White House scientific integrity panel draws its own scrutiny

Illustration: Sarah Grillo/Axios
The Biden administration's push to bolster scientific integrity policies across federal agencies yielded its first report this week, but a co-chair of the report's panel is facing her own questions from the scientific community about a recent research integrity ethics breach.
Why it matters: The report could help address political interference or other methods of undermining science used to draw public health, environmental and technology policies.
Key takeaways: The first report from the White House Office of Science and Technology Policy calls for strengthening existing agency policies that protect federal science from suppression, manipulation and influence, including from politicians.
- It also recommends creating an interagency body to implement the policies across the board and help sort out political interference — especially by senior-level officials who can be insulated from their own agencies.
- The authors outlined a need for policies to cover citizen science as well as AI and other emerging technologies.
- The report explicitly doesn't define scientific integrity, but it suggests that a standard definition for the federal government could be useful and outlines how it could encompass research integrity.
"It is a great first step that lays the groundwork for bolstering scientific integrity," says Jacob Carter, who researches scientific integrity at the Union of Concerned Scientists. He highlighted the authors' call to train all employees, contractors, grantees and political appointees — not just scientists.
- But the report doesn't specify how violators should be held accountable and how those consequences would be enforced, Carter says.
The panel is facing one uncomfortable scientific integrity issue of its own. A co-chair of the White House's Scientific Integrity Task Force, noted marine scientist Jane Lubchenco, is facing criticism for her role in a research paper retracted last year.
- Before she took up her current post as OSTP's first-ever deputy director of climate and environment, Lubchenco edited a research paper published in the prestigious scientific journal PNAS.
- The paper on marine protected areas was retracted from the journal in October 2021 because the data underlying the analysis was not the most up to date and for violating conflict of interest policies.

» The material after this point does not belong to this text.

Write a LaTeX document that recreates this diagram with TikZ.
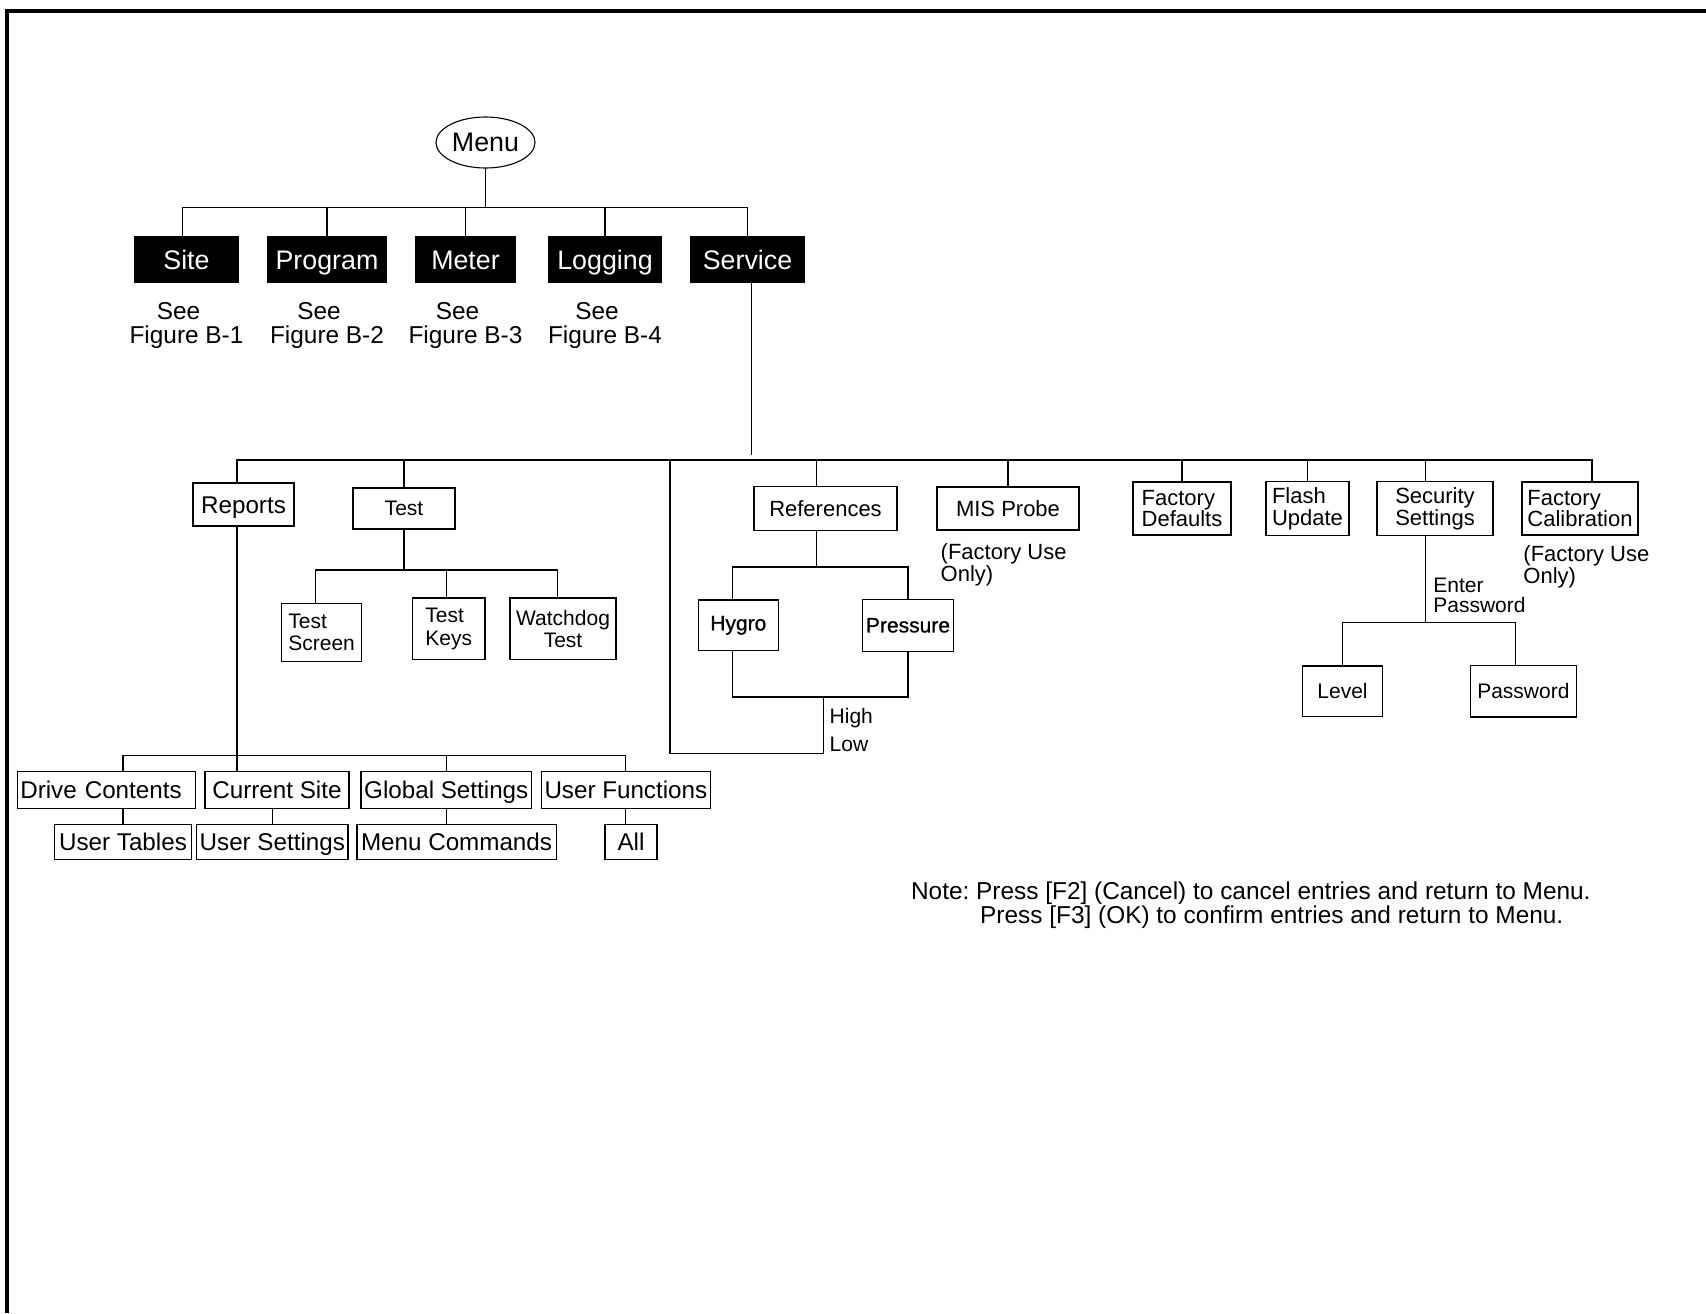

- Lubchenco has a personal relationship with one of the authors (her brother-in-law) and collaborated with the authors on related research, "both of which are disallowed" by the journal's editorial policies, PNAS stated in its retraction statement.
What they're saying: Researchers have criticized the research and pointed out the significance of the retraction while noting that Lubchenco is currently in a White House role. Roger Pielke Jr., a science policy researcher at the University of Colorado, Boulder, went so far as to write that her task force leadership should be reconsidered.
- Violations happen, and this one isn't "earth-shattering," he told Axios.
- But Lubchenco's role in leading the Biden administration's efforts on scientific integrity sends the message that they "don’t expect to be held accountable on this."
- "The issues that PNAS had with peer review of that paper and her role in it are explicitly singled out as matters of scientific integrity in this report," Pielke said.
- An OSTP official tells Axios Lubchenco agreed the paper should be retracted. "But this task force report ... clearly addresses situations where there’s a close personal or professional relationship with a peer reviewer. So there’s no evidence that Jane’s work with the task force resulted in any pulled punch on the topic.”
The backstory: The Bush and Obama administrations implemented some guidelines on scientific integrity policies, but many agencies still lack them and they vary across the agencies.
- The Trump administration ran roughshod over the integrity policies that were in place. For example, Trump famously altered, using a black Sharpie, a forecast map of the path of Hurricane Dorian in 2019, inaccurately saying it threatened the state of Alabama.
- When President Biden took office last year, he issued a memorandum calling for a task force to review scientific integrity policies across federal agencies and to make recommendations to strengthen the policies.
What to watch: Rep. Paul Tonko (D-N.Y.) introduced a scientific integrity bill in Congress last year. The bill, which has 178 co-sponsors (all but one of whom are Democrats), calls for standardizing policies across agencies.
- Supporters of the legislation, including Pielke, say it is the most effective way to protect federal science and scientists from political interference.